Habría que determinar qué poder de chantaje tienen los terroristas de Estado dentro de las Fuerzas Armadas como para que la omertá siga intacta. Como primera aproximación, podría decirse que las responsabilidades por los crímenes de la dictadura van mucho más allá del puñado de oficiales encarcelados y alcanzan a quienes hasta ahora han estado libres de toda sospecha. Pero el silencio militar -la determinación a no autoincriminarse- es sólo una parte de la ecuación. Tanto o más sólida es la determinación civil a no profundizar. Si los militares no hablan, los civiles -al menos algunos- hacen ingentes esfuerzos para no saber. Una supuesta prudencia y “seriedad” ha obviado los pasos elementales para que los esfuerzos de quienes denunciaron e investigaron tuvieran resultados concretos.
Si el Poder Ejecutivo ha sido omiso en buscar la documentación que descubriría la verdad, otros han evitado avanzar. Por ejemplo: el archivo encontrado en una unidad militar por la ministra Berrutti contenía más de 1.000 rollos de microfilmación. Una vez digitalizada, esa información se guardó en 51 DVD que en tres copias fueron entregados a la Presidencia, al Archivo General de la Nación y al Ministerio de Defensa. A los investigadores de la Universidad de la República y a los miembros del Grupo de Trabajo por Verdad y Justicia sólo han llegado 16 de esos DVD. Nadie pregunta qué contienen los otros, nadie ha tratado de realizar un trabajo de inteligencia cruzando los datos de toda la información obtenida hasta ahora, de los archivos, de los testimonios, de las investigaciones judiciales.

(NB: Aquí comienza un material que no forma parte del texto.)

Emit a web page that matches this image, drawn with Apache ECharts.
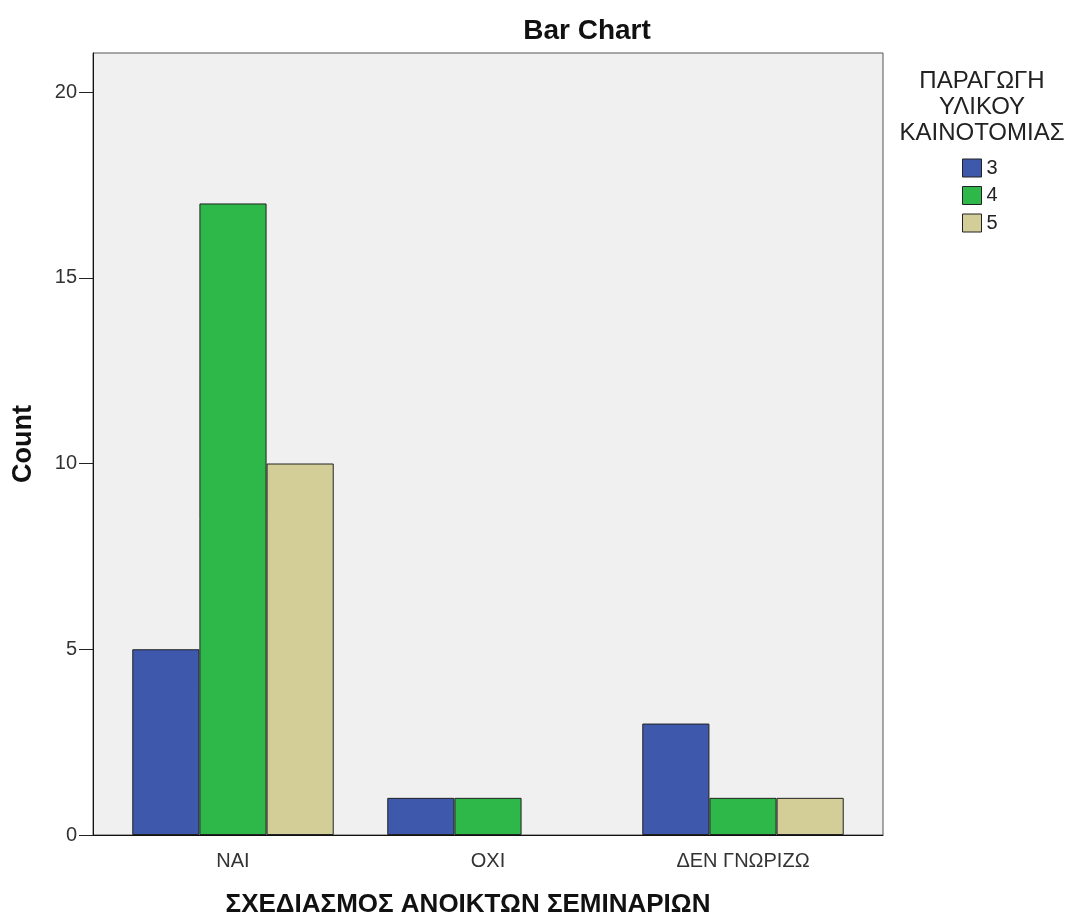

Esa compartimentación sólo favorece a la impunidad.
Esta actitud de avestruz explica otros extremos: ¿existe una verdadera intención política de averiguar los alcances del espionaje militar en democracia? ¿Existe verdadera intención de eliminar los privilegios de las jubilaciones militares que nos cuestan 400 millones de dólares anuales? Hasta ahora, la reforma anunciada no ha sido presentada. Son distintos aspectos de una misma problemática: la relación del poder civil con los militares.